Откровенно говоря, можно понять реакцию зрителей, громко выдыхающих «фу» в те моменты, когда сюжетная линия, окончательно съехав с рельсов, теряет остатки здравого смысла, и начинается так называемый артхаус или абсурд. В этом самом месте их реакцию можно сравнить с реакцией старенькой учительницы русской литературы, в руки которой вдруг попала «Санькина любовь» писателя Сорокина. Едва ли стоит осуждать зрителя, не догадавшегося о библейских параллелях. Что в налитом встревоженном лице актрисы Лоуренс они не разглядели лик Девы Марии, а Бардем, непревзойденный в роли Райнера из «Советника», совсем не ассоциируется с Создателем... Что харкающий кровью Эд Харрис не похож на Адама, а «блистательная», что тоже весьма спорное утверждение, Пфайффер — отнюдь не Ева.

Но если все же трактовать «маму!» в библейском ключе, выискивая неопровержимые доказательства — в убийстве брата братом или поедании внутренностей младенца осатаневшей толпой — все-таки хотелось бы более тонкой подачи, тема-то деликатная.
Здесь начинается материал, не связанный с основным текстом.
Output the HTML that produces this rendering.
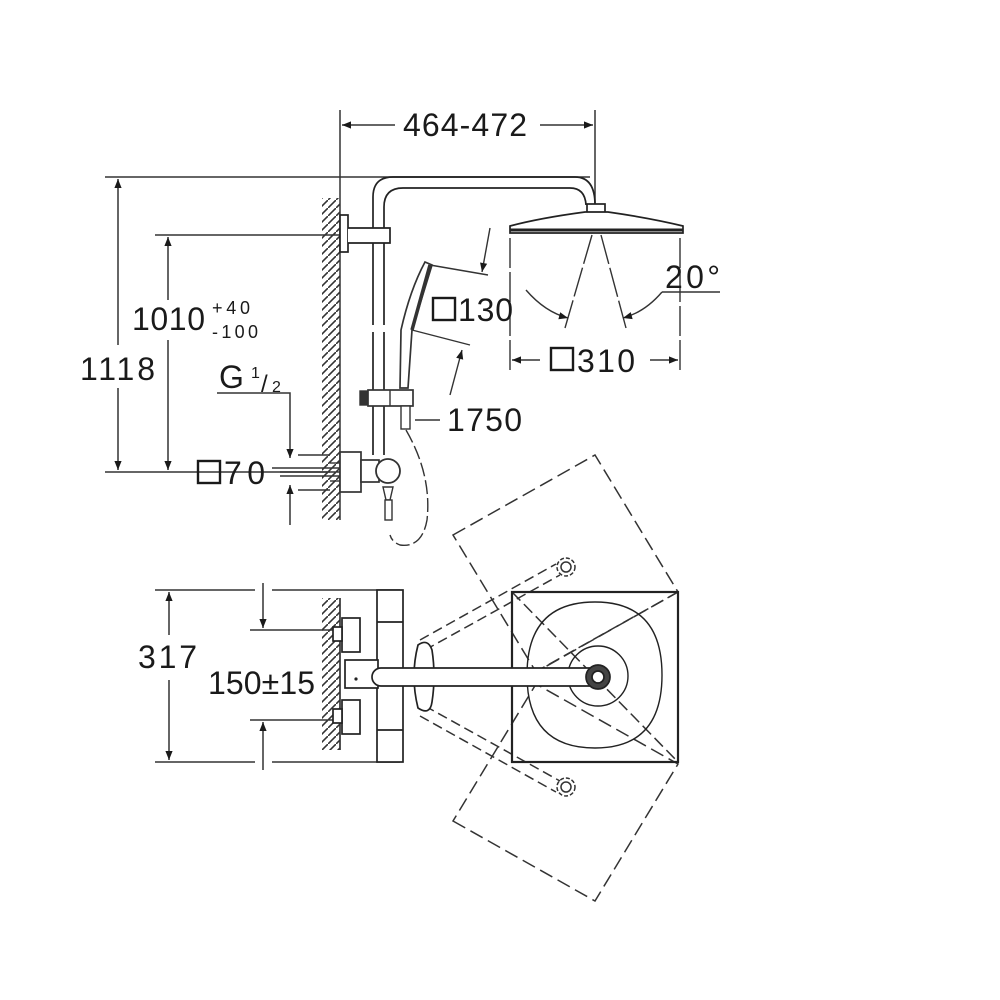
<!DOCTYPE html>
<html><head><meta charset="utf-8"><style>
html,body{margin:0;padding:0;background:#fff;}
svg{display:block;}
text{font-family:"Liberation Sans",sans-serif;fill:#1a1a1a;}
</style></head><body>
<svg width="1000" height="1000" viewBox="0 0 1000 1000" xmlns="http://www.w3.org/2000/svg">
<defs>
<marker id="ar" viewBox="0 0 10 10" refX="10" refY="5" markerWidth="18" markerHeight="9" orient="auto-start-reverse" markerUnits="userSpaceOnUse">
<path d="M0,1 L10,5 L0,9 z" fill="#1a1a1a"/></marker>
<pattern id="hatch" width="8" height="8" patternUnits="userSpaceOnUse">
<path d="M0,8 L8,0" stroke="#333" stroke-width="1.6"/></pattern>
</defs>
<g stroke="#333" fill="none" stroke-width="1.5">
<line x1="340" y1="110" x2="340" y2="520"/>
<line x1="595" y1="110" x2="595" y2="210"/>
<line x1="342" y1="125" x2="395" y2="125" marker-start="url(#ar)"/>
<line x1="540" y1="125" x2="593" y2="125" marker-end="url(#ar)"/>
<line x1="105" y1="177" x2="590" y2="177"/>
<line x1="105" y1="472" x2="330" y2="472"/>
<line x1="118" y1="179" x2="118" y2="345" marker-start="url(#ar)"/>
<line x1="118" y1="388" x2="118" y2="470" marker-end="url(#ar)"/>
<line x1="155" y1="235" x2="340" y2="235"/>
<line x1="168" y1="237" x2="168" y2="300" marker-start="url(#ar)"/>
<line x1="168" y1="340" x2="168" y2="470" marker-end="url(#ar)"/>
<polyline points="217,393 290,393 290,458" marker-end="url(#ar)"/>
<line x1="290" y1="525" x2="290" y2="485" marker-end="url(#ar)"/>
<line x1="298" y1="455" x2="330" y2="455"/>
<line x1="298" y1="490" x2="330" y2="490"/>
<line x1="272" y1="468" x2="340" y2="468"/><line x1="280" y1="472" x2="340" y2="472"/><line x1="280" y1="476" x2="340" y2="476"/>
</g>
<rect x="322" y="198" width="18" height="322" fill="url(#hatch)"/>
<rect x="322" y="598" width="18" height="152" fill="url(#hatch)"/>
<g stroke="#222" fill="none" stroke-width="1.7">
<path d="M373,325 L373,197 Q373,177 393,177 L575,177 Q595,177 595,205"/>
<path d="M384,325 L384,207 Q384,188 403,188 L570,188 Q585,188 586,205"/>
<path d="M373,332 L373,455 M384,332 L384,455"/>
<rect x="340" y="215" width="8" height="37" fill="#fff"/>
<path d="M348,228 L390,228 L390,243 L348,243" fill="#fff"/>
<rect x="587" y="204" width="18" height="9" fill="#fff"/>
<path d="M510,226 Q540,218 585,212 L608,212 Q650,218 683,226 L683,233 L510,233 Z" fill="#fff"/>
<line x1="510" y1="230" x2="683" y2="230" stroke-width="3"/>
</g>
<g stroke="#333" fill="none" stroke-width="1.4">
<line x1="510" y1="238" x2="510" y2="370" stroke-dasharray="30,4"/>
<line x1="680" y1="238" x2="680" y2="370" stroke-dasharray="30,4"/>
<line x1="592" y1="235" x2="565" y2="328" stroke-dasharray="30,4"/>
<line x1="601" y1="235" x2="626" y2="328" stroke-dasharray="30,4"/>
<path d="M526,290 Q545,312 568,318" marker-end="url(#ar)"/>
<path d="M662,292 Q645,312 623,318" marker-end="url(#ar)"/>
<line x1="662" y1="292" x2="720" y2="292"/>
<line x1="512" y1="360" x2="540" y2="360" marker-start="url(#ar)"/>
<line x1="650" y1="360" x2="678" y2="360" marker-end="url(#ar)"/>
<path d="M425,262 L432,265 L412,330 L408,388 L400,388 L401,330 Q410,290 425,262 Z" fill="#fff" stroke-width="1.7"/>
<line x1="430" y1="265" x2="412" y2="330" stroke-width="3.5"/>
<line x1="430" y1="265" x2="488" y2="275"/>
<line x1="412" y1="330" x2="470" y2="345"/>
<line x1="490" y1="228" x2="482" y2="272" marker-end="url(#ar)"/>
<line x1="450" y1="395" x2="462" y2="350" marker-end="url(#ar)"/>
<rect x="360" y="391" width="8" height="14" fill="#333"/>
<rect x="368" y="390" width="45" height="16" fill="#fff" stroke-width="1.7"/>
<line x1="390" y1="390" x2="390" y2="406"/>
<rect x="401" y="406" width="9" height="23" fill="#fff"/>
<line x1="415" y1="420" x2="440" y2="420"/>
<path d="M406,430 Q432,475 427,520 Q422,548 400,545 Q392,542 390,535" stroke-dasharray="14,4"/>
<rect x="340" y="452" width="21" height="40" fill="#fff" stroke-width="1.7"/>
<rect x="361" y="460" width="18" height="22" fill="#fff" stroke-width="1.7"/>
<circle cx="388" cy="471" r="12" fill="#fff" stroke-width="1.8"/>
<path d="M383,487 L393,487 L390,500 L386,500 Z" fill="#fff"/>
<rect x="385" y="500" width="7" height="20" fill="#fff"/>
<line x1="330" y1="463" x2="340" y2="463"/><line x1="330" y1="481" x2="340" y2="481"/>
</g>
<text x="403" y="136" font-size="32" textLength="124" lengthAdjust="spacing">464-472</text>
<text x="80" y="380" font-size="32" textLength="75" lengthAdjust="spacing">1118</text>
<text x="132" y="330" font-size="32" textLength="73" lengthAdjust="spacing">1010</text>
<text x="212" y="314" font-size="18" textLength="38" lengthAdjust="spacing">+40</text>
<text x="212" y="338" font-size="18" textLength="46" lengthAdjust="spacing">-100</text>
<text x="219" y="388" font-size="32">G</text>
<text x="251" y="378" font-size="16">1</text><text x="261" y="392" font-size="24">/</text><text x="272" y="392" font-size="16">2</text>
<rect x="198" y="461" width="22" height="22" fill="none" stroke="#1a1a1a" stroke-width="2.4"/>
<text x="224" y="484" font-size="32" textLength="41" lengthAdjust="spacing">70</text>
<rect x="433" y="298" width="22" height="22" fill="none" stroke="#1a1a1a" stroke-width="2.4"/>
<text x="458" y="321" font-size="32" textLength="55" lengthAdjust="spacing">130</text>
<rect x="551" y="348" width="22" height="22" fill="none" stroke="#1a1a1a" stroke-width="2.4"/>
<text x="577" y="372" font-size="32" textLength="58" lengthAdjust="spacing">310</text>
<text x="665" y="288" font-size="32" textLength="55" lengthAdjust="spacing">20°</text>
<text x="447" y="431" font-size="32" textLength="75" lengthAdjust="spacing">1750</text>
<g stroke="#333" fill="none" stroke-width="1.5">
<line x1="155" y1="590" x2="255" y2="590"/><line x1="272" y1="590" x2="400" y2="590"/>
<line x1="155" y1="762" x2="255" y2="762"/><line x1="272" y1="762" x2="400" y2="762"/>
<line x1="169" y1="592" x2="169" y2="635" marker-start="url(#ar)"/>
<line x1="169" y1="680" x2="169" y2="760" marker-end="url(#ar)"/>
<line x1="263" y1="583" x2="263" y2="628" marker-end="url(#ar)"/>
<line x1="263" y1="770" x2="263" y2="722" marker-end="url(#ar)"/>
<line x1="250" y1="630" x2="335" y2="630"/><line x1="250" y1="720" x2="335" y2="720"/>
<line x1="340" y1="598" x2="340" y2="750" stroke-width="1.7"/>
<polygon points="453,535 595,455 678,592 536,672" stroke-dasharray="14,6"/>
<polygon points="453,821 595,901 678,764 536,684" stroke-dasharray="14,6"/>
<line x1="420" y1="640" x2="556" y2="564" stroke-dasharray="10,5"/>
<line x1="425" y1="650" x2="560" y2="575" stroke-dasharray="10,5"/>
<line x1="420" y1="716" x2="556" y2="792" stroke-dasharray="10,5"/>
<line x1="425" y1="706" x2="560" y2="781" stroke-dasharray="10,5"/>
<line x1="512" y1="592" x2="678" y2="762" stroke-dasharray="12,5"/>
<line x1="678" y1="592" x2="530" y2="675" stroke-dasharray="12,5"/>
<circle cx="566" cy="567" r="9" stroke-dasharray="4,2"/><circle cx="566" cy="567" r="5"/>
<circle cx="566" cy="787" r="9" stroke-dasharray="4,2"/><circle cx="566" cy="787" r="5"/>
</g>
<g stroke="#222" fill="none" stroke-width="1.7">
<rect x="377" y="590" width="26" height="172" fill="#fff"/>
<line x1="377" y1="622" x2="403" y2="622"/><line x1="377" y1="730" x2="403" y2="730"/>
<rect x="342" y="618" width="18" height="34" fill="#fff"/>
<rect x="342" y="700" width="18" height="34" fill="#fff"/>
<rect x="333" y="627" width="9" height="14" fill="#fff"/><rect x="333" y="709" width="9" height="14" fill="#fff"/>
<rect x="345" y="660" width="33" height="28" fill="#fff"/>
<path d="M418,645 Q410,676 418,708 Q430,716 432,702 Q436,676 432,650 Q428,638 418,645 Z" fill="#fff"/>
<rect x="512" y="592" width="166" height="170" stroke-width="2.2"/>
<path d="M595,602 Q662,602 662,675 Q662,748 595,748 Q527,748 527,675 Q527,602 595,602 Z" stroke-width="1.4"/>
<circle cx="598" cy="676" r="30" stroke-width="1.4"/>
<rect x="372" y="668" width="228" height="18" rx="9" fill="#fff"/>
<circle cx="598" cy="677" r="12" fill="#444"/><circle cx="598" cy="677" r="6" fill="#fff"/>
</g>
<circle cx="356" cy="679" r="1.6" fill="#222"/>
<text x="138" y="668" font-size="32" textLength="59" lengthAdjust="spacing">317</text>
<text x="208" y="694" font-size="32" textLength="107" lengthAdjust="spacing">150±15</text>
</svg>
</body></html>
А то получается, что название фильма с маленькой буквы становится не изюминкой, а печальным подтверждением поговорки «как вы судно назовете, так оно и поплывет».

Если же брать за основу более простую и понятную большинству трактовку о сосуществовании/противостоянии эгоистичного, разрушительного мужского с мягким и земным женским, возможно, разочарований будет меньше. В конце концов, в экранных муках героини («ты хочешь от меня детей, а даже не трахаешь», «нет, я тебе не нужна», «я любила тебя, я все тебе отдала!») многие женщины с грустью узнают себя в настоящем или прошлом. А те, чей опыт еще не столь велик, посмотрят, как вести себя, чтобы с вами не считались, чтобы вас не слышали, не хотели. Чтобы у вас забрали все — вашу молодость, красоту, ваше дитя, ваше сердце — и начали все с чистого листа не с вами. Такова цена за возможность быть рядом с демиургом, по мнению Аронофски. И тут он честен как никогда.